**What you need to do**: Copy all of the material word for word, except for the pictures.

**Data block**:
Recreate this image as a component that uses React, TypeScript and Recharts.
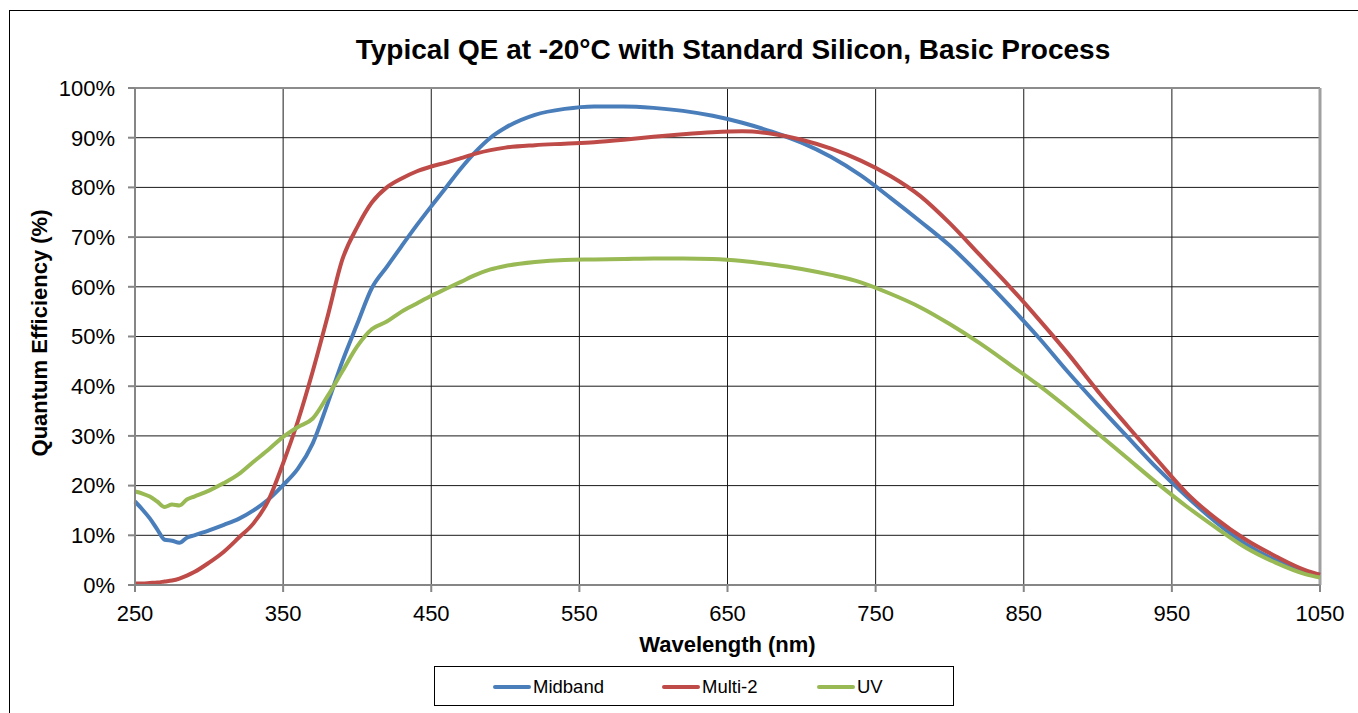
import { LineChart, Line, XAxis, YAxis, CartesianGrid, ReferenceLine } from "recharts";

const FONT = '"Liberation Sans", Arial, sans-serif';

const wavelengths = [
  250, 255, 260, 265, 270, 275, 280, 285, 290, 300, 310, 320, 330, 340, 350, 360, 370, 380, 390, 400,
  410, 420, 430, 440, 450, 460, 470, 480, 490, 500, 520, 540, 560, 580, 600, 620, 640, 660, 680, 700,
  720, 740, 760, 780, 800, 820, 840, 860, 880, 900, 920, 940, 960, 980, 1000, 1020, 1040, 1050,
];

const midband = [
  16.8, 15.2, 13.4, 11.2, 9.1, 8.9, 8.5, 9.5, 10.0, 11.0, 12.1, 13.3, 15.0, 17.2, 20.1, 23.4, 28.5, 36.5, 45.0, 52.5,
  59.8, 64.0, 68.2, 72.3, 76.2, 80.0, 83.8, 87.2, 90.0, 92.0, 94.6, 95.8, 96.3, 96.3, 96.0, 95.4, 94.4, 93.0, 91.2, 89.0,
  86.1, 82.4, 77.9, 73.2, 68.3, 62.5, 56.3, 49.8, 42.8, 36.2, 29.8, 23.5, 17.8, 12.6, 8.2, 5.0, 2.8, 2.0,
];

const multi2 = [
  0.3, 0.3, 0.4, 0.5, 0.7, 0.9, 1.3, 1.9, 2.6, 4.5, 6.7, 9.5, 12.4, 17.0, 24.5, 33.0, 43.0, 54.0, 65.5, 72.0,
  77.0, 80.0, 81.8, 83.2, 84.2, 85.0, 85.9, 86.8, 87.5, 88.0, 88.5, 88.8, 89.1, 89.6, 90.2, 90.7, 91.1, 91.3, 90.8, 89.6,
  87.8, 85.4, 82.3, 78.3, 72.8, 66.5, 60.2, 53.5, 46.5, 39.0, 32.0, 25.2, 18.5, 13.3, 9.1, 5.8, 3.0, 2.1,
];

const uv = [
  18.8, 18.4, 17.8, 16.8, 15.7, 16.2, 16.0, 17.2, 17.8, 19.0, 20.5, 22.3, 24.8, 27.2, 29.8, 31.8, 33.5, 38.0, 43.0, 48.0,
  51.5, 53.0, 55.0, 56.6, 58.2, 59.6, 61.0, 62.4, 63.5, 64.2, 65.0, 65.4, 65.5, 65.6, 65.7, 65.7, 65.6, 65.2, 64.5, 63.6,
  62.4, 60.9, 58.6, 55.9, 52.5, 48.7, 44.5, 40.2, 35.5, 30.5, 25.5, 20.5, 15.8, 11.5, 7.5, 4.5, 2.2, 1.5,
];

const xTicks = [250, 350, 450, 550, 650, 750, 850, 950, 1050];
const yTicks = [0, 10, 20, 30, 40, 50, 60, 70, 80, 90, 100];

const series = [
  { key: "midband", name: "Midband", color: "#4a7ebb" },
  { key: "multi2", name: "Multi-2", color: "#be4b48" },
  { key: "uv", name: "UV", color: "#98b954" },
];

const data = wavelengths.map((nm, i) => ({ nm, midband: midband[i], multi2: multi2[i], uv: uv[i] }));

// legend drawn as a plain box under the chart, like the Excel original
function LegendBox() {
  const lefts = [58, 227, 382];
  return (
    <div style={{ position: "absolute", left: 434, top: 666, width: 520, height: 40, border: "1px solid #000", boxSizing: "border-box", background: "#fff" }}>
      {series.map((s, i) => (
        <div key={s.key} style={{ position: "absolute", left: lefts[i], top: 9, height: 22, display: "flex", alignItems: "center" }}>
          <div style={{ width: 38, height: 4, borderRadius: 2, background: s.color }} />
          <span style={{ fontFamily: FONT, fontSize: 18.5, color: "#000", marginLeft: 2 }}>{s.name}</span>
        </div>
      ))}
    </div>
  );
}

export default function App() {
  return (
    <div style={{ position: "fixed", left: 0, top: 0, width: 1358, height: 713, overflow: "hidden", background: "#fff" }}>
      <div style={{ position: "absolute", left: 9, top: 10, width: 1400, height: 800, border: "1.5px solid #000" }} />
      <div style={{ position: "absolute", left: 0, top: 34, width: 1466, textAlign: "center", fontFamily: FONT, fontWeight: "bold", fontSize: 28, color: "#000" }}>
        Typical QE at -20°C with Standard Silicon, Basic Process
      </div>
      <div style={{ position: "absolute", left: 0, top: 632, width: 1455, textAlign: "center", fontFamily: FONT, fontWeight: "bold", fontSize: 22, color: "#000" }}>
        Wavelength (nm)
      </div>
      <div style={{ position: "absolute", left: 40, top: 333, transform: "translate(-50%, -50%) rotate(-90deg)", whiteSpace: "nowrap", fontFamily: FONT, fontWeight: "bold", fontSize: 22, color: "#000" }}>
        Quantum Efficiency (%)
      </div>
      <div style={{ position: "absolute", left: 0, top: 0 }}>
        <LineChart width={1358} height={713} data={data} margin={{ top: 88, right: 38, bottom: 68, left: 0 }}>
          <CartesianGrid stroke="#1a1a1a" strokeWidth={1} horizontalValues={yTicks} verticalValues={xTicks} />
          <XAxis
            dataKey="nm"
            type="number"
            domain={[250, 1050]}
            ticks={xTicks}
            height={60}
            stroke="#868686"
            strokeWidth={2}
            tickSize={7}
            tickMargin={13}
            tick={{ fill: "#000", fontSize: 22, fontFamily: FONT }}
          />
          <YAxis
            type="number"
            domain={[0, 100]}
            ticks={yTicks}
            width={135}
            stroke="#868686"
            strokeWidth={2}
            tickSize={7}
            tickMargin={13}
            tickFormatter={(v) => `${v}%`}
            tick={{ fill: "#000", fontSize: 22, fontFamily: FONT }}
          />
          <ReferenceLine y={100} stroke="#8c8c8c" strokeWidth={2} />
          <ReferenceLine x={1050} stroke="#a0a0a0" strokeWidth={3} />
          {series.map((s) => (
            <Line
              key={s.key}
              type="monotone"
              dataKey={s.key}
              name={s.name}
              stroke={s.color}
              strokeWidth={4}
              dot={false}
              activeDot={false}
              isAnimationActive={false}
            />
          ))}
        </LineChart>
      </div>
      <LegendBox />
    </div>
  );
}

**Finished task**:
Recreate this image as a component that uses React, TypeScript and Recharts.
import { LineChart, Line, XAxis, YAxis, CartesianGrid, ReferenceLine } from "recharts";

const FONT = '"Liberation Sans", Arial, sans-serif';

const wavelengths = [
  250, 255, 260, 265, 270, 275, 280, 285, 290, 300, 310, 320, 330, 340, 350, 360, 370, 380, 390, 400,
  410, 420, 430, 440, 450, 460, 470, 480, 490, 500, 520, 540, 560, 580, 600, 620, 640, 660, 680, 700,
  720, 740, 760, 780, 800, 820, 840, 860, 880, 900, 920, 940, 960, 980, 1000, 1020, 1040, 1050,
];

const midband = [
  16.8, 15.2, 13.4, 11.2, 9.1, 8.9, 8.5, 9.5, 10.0, 11.0, 12.1, 13.3, 15.0, 17.2, 20.1, 23.4, 28.5, 36.5, 45.0, 52.5,
  59.8, 64.0, 68.2, 72.3, 76.2, 80.0, 83.8, 87.2, 90.0, 92.0, 94.6, 95.8, 96.3, 96.3, 96.0, 95.4, 94.4, 93.0, 91.2, 89.0,
  86.1, 82.4, 77.9, 73.2, 68.3, 62.5, 56.3, 49.8, 42.8, 36.2, 29.8, 23.5, 17.8, 12.6, 8.2, 5.0, 2.8, 2.0,
];

const multi2 = [
  0.3, 0.3, 0.4, 0.5, 0.7, 0.9, 1.3, 1.9, 2.6, 4.5, 6.7, 9.5, 12.4, 17.0, 24.5, 33.0, 43.0, 54.0, 65.5, 72.0,
  77.0, 80.0, 81.8, 83.2, 84.2, 85.0, 85.9, 86.8, 87.5, 88.0, 88.5, 88.8, 89.1, 89.6, 90.2, 90.7, 91.1, 91.3, 90.8, 89.6,
  87.8, 85.4, 82.3, 78.3, 72.8, 66.5, 60.2, 53.5, 46.5, 39.0, 32.0, 25.2, 18.5, 13.3, 9.1, 5.8, 3.0, 2.1,
];

const uv = [
  18.8, 18.4, 17.8, 16.8, 15.7, 16.2, 16.0, 17.2, 17.8, 19.0, 20.5, 22.3, 24.8, 27.2, 29.8, 31.8, 33.5, 38.0, 43.0, 48.0,
  51.5, 53.0, 55.0, 56.6, 58.2, 59.6, 61.0, 62.4, 63.5, 64.2, 65.0, 65.4, 65.5, 65.6, 65.7, 65.7, 65.6, 65.2, 64.5, 63.6,
  62.4, 60.9, 58.6, 55.9, 52.5, 48.7, 44.5, 40.2, 35.5, 30.5, 25.5, 20.5, 15.8, 11.5, 7.5, 4.5, 2.2, 1.5,
];

const xTicks = [250, 350, 450, 550, 650, 750, 850, 950, 1050];
const yTicks = [0, 10, 20, 30, 40, 50, 60, 70, 80, 90, 100];

const series = [
  { key: "midband", name: "Midband", color: "#4a7ebb" },
  { key: "multi2", name: "Multi-2", color: "#be4b48" },
  { key: "uv", name: "UV", color: "#98b954" },
];

const data = wavelengths.map((nm, i) => ({ nm, midband: midband[i], multi2: multi2[i], uv: uv[i] }));

// legend drawn as a plain box under the chart, like the Excel original
function LegendBox() {
  const lefts = [58, 227, 382];
  return (
    <div style={{ position: "absolute", left: 434, top: 666, width: 520, height: 40, border: "1px solid #000", boxSizing: "border-box", background: "#fff" }}>
      {series.map((s, i) => (
        <div key={s.key} style={{ position: "absolute", left: lefts[i], top: 9, height: 22, display: "flex", alignItems: "center" }}>
          <div style={{ width: 38, height: 4, borderRadius: 2, background: s.color }} />
          <span style={{ fontFamily: FONT, fontSize: 18.5, color: "#000", marginLeft: 2 }}>{s.name}</span>
        </div>
      ))}
    </div>
  );
}

export default function App() {
  return (
    <div style={{ position: "fixed", left: 0, top: 0, width: 1358, height: 713, overflow: "hidden", background: "#fff" }}>
      <div style={{ position: "absolute", left: 9, top: 10, width: 1400, height: 800, border: "1.5px solid #000" }} />
      <div style={{ position: "absolute", left: 0, top: 34, width: 1466, textAlign: "center", fontFamily: FONT, fontWeight: "bold", fontSize: 28, color: "#000" }}>
        Typical QE at -20°C with Standard Silicon, Basic Process
      </div>
      <div style={{ position: "absolute", left: 0, top: 632, width: 1455, textAlign: "center", fontFamily: FONT, fontWeight: "bold", fontSize: 22, color: "#000" }}>
        Wavelength (nm)
      </div>
      <div style={{ position: "absolute", left: 40, top: 333, transform: "translate(-50%, -50%) rotate(-90deg)", whiteSpace: "nowrap", fontFamily: FONT, fontWeight: "bold", fontSize: 22, color: "#000" }}>
        Quantum Efficiency (%)
      </div>
      <div style={{ position: "absolute", left: 0, top: 0 }}>
        <LineChart width={1358} height={713} data={data} margin={{ top: 88, right: 38, bottom: 68, left: 0 }}>
          <CartesianGrid stroke="#1a1a1a" strokeWidth={1} horizontalValues={yTicks} verticalValues={xTicks} />
          <XAxis
            dataKey="nm"
            type="number"
            domain={[250, 1050]}
            ticks={xTicks}
            height={60}
            stroke="#868686"
            strokeWidth={2}
            tickSize={7}
            tickMargin={13}
            tick={{ fill: "#000", fontSize: 22, fontFamily: FONT }}
          />
          <YAxis
            type="number"
            domain={[0, 100]}
            ticks={yTicks}
            width={135}
            stroke="#868686"
            strokeWidth={2}
            tickSize={7}
            tickMargin={13}
            tickFormatter={(v) => `${v}%`}
            tick={{ fill: "#000", fontSize: 22, fontFamily: FONT }}
          />
          <ReferenceLine y={100} stroke="#8c8c8c" strokeWidth={2} />
          <ReferenceLine x={1050} stroke="#a0a0a0" strokeWidth={3} />
          {series.map((s) => (
            <Line
              key={s.key}
              type="monotone"
              dataKey={s.key}
              name={s.name}
              stroke={s.color}
              strokeWidth={4}
              dot={false}
              activeDot={false}
              isAnimationActive={false}
            />
          ))}
        </LineChart>
      </div>
      <LegendBox />
    </div>
  );
}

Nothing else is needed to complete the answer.